WORK TO BE COMPLETED:
Restate the lines word for word, from the first line of the records through the line containing "minimum width=219pt, minimum". Leave out the pictures and anything after that line.

[Entries taken from a collection]
•••••

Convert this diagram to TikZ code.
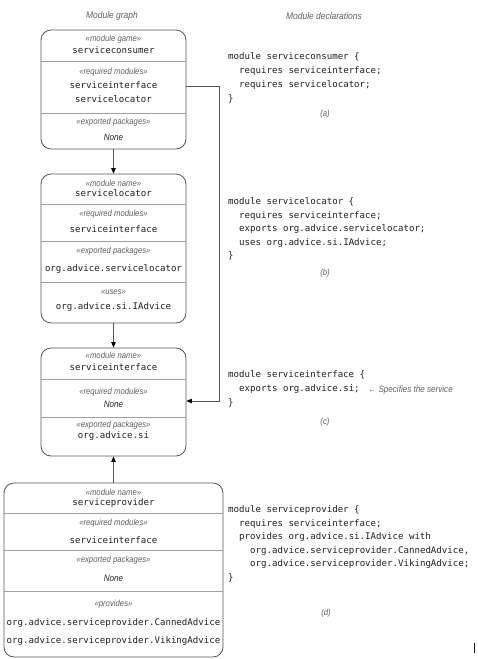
\documentclass[tikz,border=0pt]{standalone}
\usepackage{fontspec}
\setmainfont{Liberation Sans}
\newfontfamily\lblfont[FakeStretch=0.88]{Liberation Sans}
\newfontfamily\codefont{DejaVu Sans Mono}
\usetikzlibrary{arrows.meta}
\definecolor{boxline}{HTML}{555555}
\definecolor{divline}{HTML}{A0A0A0}
\definecolor{lblgray}{HTML}{606060}
\definecolor{codeblack}{HTML}{202020}
\tikzset{
  modbox/.style={draw=boxline, line width=0.8pt, rounded corners=10pt, inner sep=0pt},
  stereo/.style={font=\lblfont\itshape\fontsize{8.8}{9}\selectfont, text=lblgray, inner sep=0pt, text height=6pt, text depth=1.6pt},
  mono/.style={font=\codefont\fontsize{9.1}{11}\selectfont, text=codeblack, inner sep=0pt, text height=6.6pt, text depth=1.6pt},
  nonetxt/.style={font=\lblfont\itshape\fontsize{9.2}{10}\selectfont, text=black!85, inner sep=0pt, text height=6.5pt, text depth=0pt},
  heading/.style={font=\lblfont\itshape\fontsize{9.6}{11}\selectfont, text=lblgray, inner sep=0pt},
  captiontxt/.style={font=\lblfont\itshape\fontsize{8.8}{10}\selectfont, text=lblgray, inner sep=0pt},
  notetxt/.style={font=\lblfont\itshape\fontsize{9.2}{10}\selectfont, text=lblgray, inner sep=0pt},
  divider/.style={draw=divline, line width=0.6pt},
  conn/.style={draw=boxline, line width=0.7pt, -{Triangle[length=5.5pt,width=4.5pt,color=black]}},
}
\begin{document}
\begin{tikzpicture}[x=1pt,y=-1pt]
\fill[white] (0,0) rectangle (477,659);
\useasboundingbox (0,0) rectangle (477,659);

% headings
\node[heading] (hg) at (112,16) {Module graph};
\node[heading] (hd) at (324,16) {Module declarations};

% boxes
\node[modbox, minimum width=145pt, minimum height=119pt] (b1) at (113.5,89.5) {};
\node[modbox, minimum width=145pt, minimum height=149pt] (b2) at (113.5,248.5) {};
\node[modbox, minimum width=145pt, minimum height=108pt] (b3) at (113.5,402) {};
\node[modbox, minimum width=219pt, minimum height=174pt] (b4) at (113.5,570) {};

% dividers
\draw[divider] (b1.west |- 0,61) -- (b1.east |- 0,61);
\draw[divider] (b1.west |- 0,113) -- (b1.east |- 0,113);
\draw[divider] (b2.west |- 0,204) -- (b2.east |- 0,204);
\draw[divider] (b2.west |- 0,241) -- (b2.east |- 0,241);
\draw[divider] (b2.west |- 0,282) -- (b2.east |- 0,282);
\draw[divider] (b3.west |- 0,379) -- (b3.east |- 0,379);
\draw[divider] (b3.west |- 0,417) -- (b3.east |- 0,417);
\draw[divider] (b4.west |- 0,513) -- (b4.east |- 0,513);
\draw[divider] (b4.west |- 0,550) -- (b4.east |- 0,550);
\draw[divider] (b4.west |- 0,591) -- (b4.east |- 0,591);

% box 1
\node[stereo] (b1s1) at (113.5,39) {«module game»};
\node[mono] (b1t1) at (113.5,51) {serviceconsumer};
\node[stereo] (b1s2) at (113.5,72) {«required modules»};
\node[mono] (b1t2) at (113.5,86) {serviceinterface};
\node[mono] (b1t3) at (113.5,100) {servicelocator};
\node[stereo] (b1s3) at (113.5,122) {«exported packages»};
\node[nonetxt] (b1t4) at (113.5,137) {None};

% box 2
\node[stereo] (b2s1) at (113.5,184) {«module name»};
\node[mono] (b2t1) at (113.5,194) {servicelocator};
\node[stereo] (b2s2) at (113.5,214) {«required modules»};
\node[mono] (b2t2) at (113.5,230) {serviceinterface};
\node[stereo] (b2s3) at (113.5,251) {«exported packages»};
\node[mono] (b2t3) at (113.5,269) {org.advice.servicelocator};
\node[stereo] (b2s4) at (113.5,292) {«uses»};
\node[mono] (b2t4) at (113.5,307) {org.advice.si.IAdvice};

% box 3
\node[stereo] (b3s1) at (113.5,356) {«module name»};
\node[mono] (b3t1) at (113.5,368) {serviceinterface};
\node[stereo] (b3s2) at (113.5,392) {«required modules»};
\node[nonetxt] (b3t2) at (113.5,404) {None};
\node[stereo] (b3s3) at (113.5,425) {«exported packages»};
\node[mono] (b3t3) at (113.5,436) {org.advice.si};

% box 4
\node[stereo] (b4s1) at (113.5,493) {«module name»};
\node[mono] (b4t1) at (113.5,503) {serviceprovider};
\node[stereo] (b4s2) at (113.5,523) {«required modules»};
\node[mono] (b4t2) at (113.5,541) {serviceinterface};
\node[stereo] (b4s3) at (113.5,560) {«exported packages»};
\node[nonetxt] (b4t3) at (113.5,578) {None};
\node[stereo] (b4s4) at (113.5,604) {«provides»};
\node[mono] (b4t4) at (113.5,623) {org.advice.serviceprovider.CannedAdvice};
\node[mono] (b4t5) at (113.5,641) {org.advice.serviceprovider.VikingAdvice};

% connectors
\draw[conn] (b1.south) -- (b2.north);
\draw[conn] (b2.south) -- (b3.north);
\draw[conn] (b4.north) -- (b3.south);
\coordinate (k1) at (219,86);
\coordinate (k2) at (219,401);
\draw[conn] (b1.east |- k1) -- (k1) -- (k2) -- (b3.east |- k2);

% code (a)
\node[mono, anchor=west] (ca1) at (228,57) {module serviceconsumer \{};
\node[mono, anchor=west] (ca2) at (239,71) {requires serviceinterface;};
\node[mono, anchor=west] (ca3) at (239,85) {requires servicelocator;};
\node[mono, anchor=west] (ca4) at (228,99) {\}};
\node[captiontxt] (cap1) at (325,114) {(a)};

% code (b)
\node[mono, anchor=west] (cb1) at (228,202) {module servicelocator \{};
\node[mono, anchor=west] (cb2) at (239,215.6) {requires serviceinterface;};
\node[mono, anchor=west] (cb3) at (239,229.2) {exports org.advice.servicelocator;};
\node[mono, anchor=west] (cb4) at (239,242.8) {uses org.advice.si.IAdvice;};
\node[mono, anchor=west] (cb5) at (228,256.4) {\}};
\node[captiontxt] (cap2) at (325,273) {(b)};

% code (c)
\node[mono, anchor=west] (cc1) at (228,375) {module serviceinterface \{};
\node[mono, anchor=west] (cc2) at (239,389) {exports org.advice.si;};
\node[mono, anchor=west] (cc3) at (228,403) {\}};
\node[notetxt, anchor=west] (note) at (368,390) {← Specifies the service};
\node[captiontxt] (cap3) at (325,422) {(c)};

% code (d)
\node[mono, anchor=west] (cd1) at (228,510) {module serviceprovider \{};
\node[mono, anchor=west] (cd2) at (239,523.6) {requires serviceinterface;};
\node[mono, anchor=west] (cd3) at (239,537.2) {provides org.advice.si.IAdvice with};
\node[mono, anchor=west] (cd4) at (250,550.8) {org.advice.serviceprovider.CannedAdvice,};
\node[mono, anchor=west] (cd5) at (250,564.4) {org.advice.serviceprovider.VikingAdvice;};
\node[mono, anchor=west] (cd6) at (228,578) {\}};
\node[captiontxt] (cap4) at (326,613) {(d)};

% stray tick
\draw[line width=0.8pt, black] (474,643) -- (474,653);
\end{tikzpicture}
\end{document}
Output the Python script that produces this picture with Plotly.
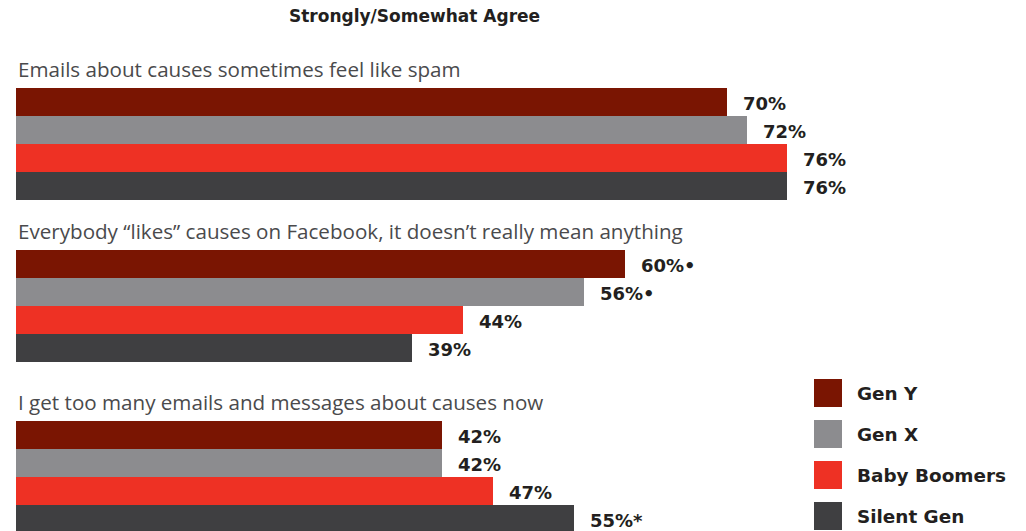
import plotly.graph_objects as go

# Survey statements and generation responses (percent strongly/somewhat agree)
statements = [
    "Emails about causes sometimes feel like spam",
    "Everybody \u201clikes\u201d causes on Facebook, it doesn\u2019t really mean anything",
    "I get too many emails and messages about causes now",
]
generations = ["Gen Y", "Gen X", "Baby Boomers", "Silent Gen"]
values = {
    "Gen Y":        [70, 60, 42],
    "Gen X":        [72, 56, 42],
    "Baby Boomers": [76, 44, 47],
    "Silent Gen":   [76, 39, 55],
}
# significance markers appended to value labels
markers = {
    "Gen Y":        ["", "\u2022", ""],
    "Gen X":        ["", "\u2022", ""],
    "Baby Boomers": ["", "", ""],
    "Silent Gen":   ["", "", "*"],
}
colors = {
    "Gen Y": "#7a1502",
    "Gen X": "#8c8c8f",
    "Baby Boomers": "#ee3124",
    "Silent Gen": "#3f3f41",
}

# layout geometry (y axis runs in pixel-like units from the top)
W, H = 1026, 531
LEFT = 16
group_top = [88, 250, 421]
bar_h = 28
x_max = (W - LEFT) / 10.15

BOLD = "DejaVu Sans, sans-serif"
fig = go.Figure()
label_font = dict(family=BOLD, size=18, color="#231f20")

for gi, gen in enumerate(generations):
    ys = [group_top[k] + bar_h * gi + bar_h / 2 for k in range(len(statements))]
    fig.add_trace(go.Bar(
        x=values[gen], y=ys, orientation="h", width=bar_h,
        marker=dict(color=colors[gen], line=dict(width=0)),
        name=gen, showlegend=False, hoverinfo="skip",
    ))
    for k, v in enumerate(values[gen]):
        fig.add_annotation(
            x=v, y=ys[k] + 1, xref="x", yref="y", xanchor="left", yanchor="middle",
            xshift=14, showarrow=False,
            text=f"<b>{v}%{markers[gen][k]}</b>", font=label_font,
        )

# statement headings above each group
for k, s in enumerate(statements):
    fig.add_annotation(
        x=LEFT / W, y=group_top[k] - 19, xref="paper", yref="y",
        xanchor="left", yanchor="middle", showarrow=False, text=s,
        font=dict(family="Open Sans, sans-serif", size=20.6, color="#4a4a4c"),
    )

# chart title
fig.add_annotation(
    x=414 / W, y=16, xref="paper", yref="y", xanchor="center", yanchor="middle",
    showarrow=False, text="<b>Strongly/Somewhat Agree</b>",
    font=dict(family=BOLD, size=17, color="#231f20"),
)

# legend swatches
leg_top = [379, 420, 461, 502]
for gi, gen in enumerate(generations):
    fig.add_shape(
        type="rect", xref="paper", yref="y",
        x0=814 / W, x1=842 / W, y0=leg_top[gi], y1=leg_top[gi] + 28,
        fillcolor=colors[gen], line=dict(width=0),
    )
    fig.add_annotation(
        x=855 / W, y=leg_top[gi] + 14, xref="paper", yref="y",
        xanchor="left", yanchor="middle", showarrow=False,
        text=f"<b>{gen}</b>", font=dict(family=BOLD, size=18.4, color="#231f20"),
    )

fig.update_layout(
    width=W, height=H,
    margin=dict(l=0, r=0, t=0, b=0),
    paper_bgcolor="white", plot_bgcolor="white",
    bargap=0, barmode="overlay",
    xaxis=dict(domain=[LEFT / W, 1], range=[0, x_max], visible=False, fixedrange=True),
    yaxis=dict(domain=[0, 1], range=[H, 0], visible=False, fixedrange=True),
)

fig.write_html("out.html", config={"displayModeBar": False})
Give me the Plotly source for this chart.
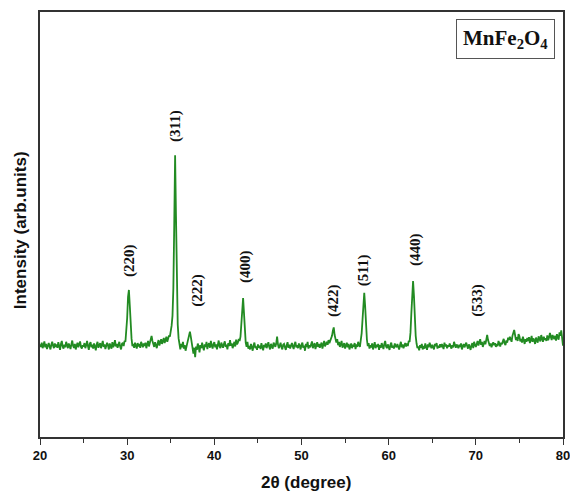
import numpy as np
import plotly.graph_objects as go

# XRD pattern sampled every 0.1 degree from 20.0 to 80.0 (2theta), intensity in arb. units
two_theta_start = 20.0
two_theta_step = 0.1
intensity_rows = [
    [218, 212, 222, 209, 216, 225, 211, 219, 207, 214],  # 20
    [221, 213, 206, 217, 224, 215, 209, 220, 212, 218],  # 21
    [210, 223, 214, 205, 219, 226, 213, 208, 217, 211],  # 22
    [224, 216, 209, 220, 213, 207, 218, 227, 214, 210],  # 23
    [219, 206, 215, 222, 211, 217, 225, 212, 208, 216],  # 24
    [213, 221, 209, 216, 226, 214, 205, 219, 223, 211],  # 25
    [217, 208, 220, 213, 204, 218, 224, 210, 215, 221],  # 26
    [209, 216, 226, 212, 218, 207, 213, 222, 215, 206],  # 27
    [220, 214, 208, 223, 211, 217, 228, 213, 219, 210],  # 28
    [215, 224, 212, 206, 219, 222, 214, 226, 224, 245],  # 29
    [280, 330, 346, 310, 262, 232, 214, 219, 210, 222],  # 30
    [215, 208, 221, 213, 219, 210, 224, 216, 211, 220],  # 31
    [214, 222, 209, 218, 226, 213, 220, 228, 238, 226],  # 32
    [218, 212, 223, 216, 209, 221, 228, 215, 222, 230],  # 33
    [219, 226, 233, 221, 228, 236, 224, 231, 239, 236],  # 34
    [246, 262, 285, 350, 500, 663, 520, 340, 265, 232],  # 35
    [214, 206, 219, 211, 224, 208, 216, 203, 212, 220],  # 36
    [228, 238, 248, 236, 218, 207, 196, 210, 188, 213],  # 37
    [205, 220, 213, 199, 216, 209, 222, 211, 204, 218],  # 38
    [212, 224, 207, 217, 221, 210, 226, 215, 208, 219],  # 39
    [223, 211, 218, 206, 220, 227, 213, 209, 222, 216],  # 40
    [210, 219, 225, 212, 217, 206, 221, 214, 228, 215],  # 41
    [220, 209, 216, 224, 213, 229, 218, 222, 231, 226],  # 42
    [236, 262, 305, 327, 292, 248, 222, 212, 224, 208],  # 43
    [214, 206, 219, 211, 203, 216, 222, 209, 213, 205],  # 44
    [218, 210, 215, 207, 221, 212, 204, 217, 211, 220],  # 45
    [209, 216, 223, 212, 206, 219, 214, 208, 222, 215],  # 46
    [212, 220, 236, 218, 209, 215, 222, 211, 206, 217],  # 47
    [219, 211, 205, 216, 223, 210, 217, 208, 214, 221],  # 48
    [213, 207, 218, 224, 211, 216, 209, 220, 214, 206],  # 49
    [217, 222, 210, 215, 203, 219, 212, 224, 208, 216],  # 50
    [211, 218, 225, 209, 214, 221, 207, 216, 223, 212],  # 51
    [219, 210, 216, 222, 208, 215, 226, 213, 219, 224],  # 52
    [217, 228, 221, 226, 232, 238, 250, 258, 240, 228],  # 53
    [222, 230, 216, 224, 212, 219, 226, 210, 217, 221],  # 54
    [208, 215, 222, 211, 219, 206, 214, 220, 209, 217],  # 55
    [213, 221, 207, 218, 212, 224, 216, 212, 228, 244],  # 56
    [276, 322, 339, 308, 258, 230, 214, 221, 208, 216],  # 57
    [211, 220, 206, 214, 223, 209, 217, 212, 219, 205],  # 58
    [216, 210, 221, 214, 207, 219, 226, 213, 209, 218],  # 59
    [212, 205, 217, 222, 210, 215, 208, 220, 214, 211],  # 60
    [219, 213, 206, 216, 224, 211, 218, 209, 215, 221],  # 61
    [213, 220, 214, 226, 224, 245, 290, 348, 367, 332],  # 62
    [272, 238, 220, 209, 213, 204, 216, 210, 219, 206],  # 63
    [214, 208, 220, 213, 205, 218, 211, 222, 215, 209],  # 64
    [217, 212, 206, 219, 214, 221, 208, 215, 210, 218],  # 65
    [211, 219, 214, 207, 222, 213, 218, 209, 216, 212],  # 66
    [220, 213, 208, 216, 211, 224, 215, 210, 218, 214],  # 67
    [209, 217, 212, 220, 206, 213, 219, 211, 215, 222],  # 68
    [214, 208, 218, 212, 205, 216, 221, 209, 224, 217],  # 69
    [212, 219, 226, 215, 221, 230, 217, 224, 212, 220],  # 70
    [226, 218, 232, 240, 228, 222, 214, 220, 211, 218],  # 71
    [223, 216, 221, 212, 219, 214, 226, 220, 213, 222],  # 72
    [218, 225, 231, 220, 216, 227, 222, 234, 228, 236],  # 73
    [229, 224, 238, 247, 252, 240, 228, 235, 226, 242],  # 74
    [237, 225, 231, 222, 236, 228, 219, 230, 224, 233],  # 75
    [226, 235, 221, 229, 238, 224, 232, 227, 219, 234],  # 76
    [228, 222, 237, 230, 225, 240, 231, 224, 236, 229],  # 77
    [232, 226, 239, 228, 234, 245, 236, 228, 240, 233],  # 78
    [230, 238, 227, 242, 235, 229, 246, 238, 251, 234],  # 79
    [215],                                               # 80.0
]

# Miller index labels
peak_labels = ["(220)", "(311)", "(222)", "(400)", "(422)", "(511)", "(440)", "(533)"]
label_x = [30.2, 35.6, 38.1, 43.5, 53.6, 57.2, 63.0, 70.2]
label_y = [416, 732, 346, 402, 322, 393, 442, 322]

x_ticks = [20, 30, 40, 50, 60, 70, 80]

intensity = [v for row in intensity_rows for v in row]
two_theta = two_theta_start + two_theta_step * np.arange(len(intensity))

fig = go.Figure()
fig.add_trace(go.Scatter(
    x=two_theta, y=intensity, mode="lines",
    line=dict(color="#228B22", width=1.8),
    showlegend=False, hoverinfo="skip",
))

serif_bold = dict(family="Liberation Serif, Times New Roman, serif", size=15, color="#111111", weight="bold")
for t, lx, ly in zip(peak_labels, label_x, label_y):
    fig.add_annotation(
        x=lx, y=ly, xref="x", yref="y", text=t, showarrow=False, textangle=-90,
        font=serif_bold, xanchor="center", yanchor="middle",
    )

fig.add_annotation(
    x=0.89, y=0.936, xref="paper", yref="paper",
    text="MnFe<sub>2</sub>O<sub>4</sub>", showarrow=False,
    font=dict(family="Liberation Serif, Times New Roman, serif", size=21, color="#111111", weight="bold"),
    bordercolor="#555555", borderwidth=1, borderpad=6, bgcolor="white",
    xanchor="center", yanchor="middle",
)

axis_font = dict(family="Liberation Sans, Arial, sans-serif", size=13, color="#111111", weight="bold")
title_font = dict(family="Liberation Sans, Arial, sans-serif", size=17, color="#111111", weight="bold")

# axis titles
fig.add_annotation(x=0.508, y=-0.106, xref="paper", yref="paper", text="2θ (degree)",
                   showarrow=False, font=title_font, xanchor="center", yanchor="middle")
fig.add_annotation(x=-0.038, y=0.487, xref="paper", yref="paper", text="Intensity (arb.units)",
                   showarrow=False, font=title_font, textangle=-90, xanchor="center", yanchor="middle")

fig.update_layout(
    width=570, height=495,
    margin=dict(l=40, r=7, t=12, b=58, autoexpand=False),
    paper_bgcolor="white", plot_bgcolor="white",
    xaxis=dict(
        range=[20, 80], tickvals=x_ticks, ticktext=[str(v) for v in x_ticks],
        ticks="outside", ticklen=6, tickwidth=1.3, tickcolor="#333333",
        minor=dict(dtick=5, ticks="outside", ticklen=4, tickwidth=1.3, tickcolor="#333333", showgrid=False),
        showline=True, linecolor="#333333", linewidth=1.5, mirror=True,
        showgrid=False, zeroline=False, tickfont=axis_font, automargin=False,
        ticklabeloverflow="allow",
    ),
    yaxis=dict(
        range=[0, 1000], showticklabels=False, ticks="",
        showline=True, linecolor="#333333", linewidth=1.5, mirror=True,
        showgrid=False, zeroline=False, automargin=False,
    ),
)

fig.write_html("out.html", config={"displayModeBar": False},
               post_script="document.body.style.margin='0px';document.body.style.overflow='hidden';")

•••••

OUTPUT OF THE TASK:
Convert this diagram to TikZ code.
\documentclass[tikz,border=0pt]{standalone}
\usepackage{fontspec}
\setmainfont{Liberation Sans}
\newfontfamily\lblfont[FakeStretch=0.88]{Liberation Sans}
\newfontfamily\codefont{DejaVu Sans Mono}
\usetikzlibrary{arrows.meta}
\definecolor{boxline}{HTML}{555555}
\definecolor{divline}{HTML}{A0A0A0}
\definecolor{lblgray}{HTML}{606060}
\definecolor{codeblack}{HTML}{202020}
\tikzset{
  modbox/.style={draw=boxline, line width=0.8pt, rounded corners=10pt, inner sep=0pt},
  stereo/.style={font=\lblfont\itshape\fontsize{8.8}{9}\selectfont, text=lblgray, inner sep=0pt, text height=6pt, text depth=1.6pt},
  mono/.style={font=\codefont\fontsize{9.1}{11}\selectfont, text=codeblack, inner sep=0pt, text height=6.6pt, text depth=1.6pt},
  nonetxt/.style={font=\lblfont\itshape\fontsize{9.2}{10}\selectfont, text=black!85, inner sep=0pt, text height=6.5pt, text depth=0pt},
  heading/.style={font=\lblfont\itshape\fontsize{9.6}{11}\selectfont, text=lblgray, inner sep=0pt},
  captiontxt/.style={font=\lblfont\itshape\fontsize{8.8}{10}\selectfont, text=lblgray, inner sep=0pt},
  notetxt/.style={font=\lblfont\itshape\fontsize{9.2}{10}\selectfont, text=lblgray, inner sep=0pt},
  divider/.style={draw=divline, line width=0.6pt},
  conn/.style={draw=boxline, line width=0.7pt, -{Triangle[length=5.5pt,width=4.5pt,color=black]}},
}
\begin{document}
\begin{tikzpicture}[x=1pt,y=-1pt]
\fill[white] (0,0) rectangle (477,659);
\useasboundingbox (0,0) rectangle (477,659);

% headings
\node[heading] (hg) at (112,16) {Module graph};
\node[heading] (hd) at (324,16) {Module declarations};

% boxes
\node[modbox, minimum width=145pt, minimum height=119pt] (b1) at (113.5,89.5) {};
\node[modbox, minimum width=145pt, minimum height=149pt] (b2) at (113.5,248.5) {};
\node[modbox, minimum width=145pt, minimum height=108pt] (b3) at (113.5,402) {};
\node[modbox, minimum width=219pt, minimum height=174pt] (b4) at (113.5,570) {};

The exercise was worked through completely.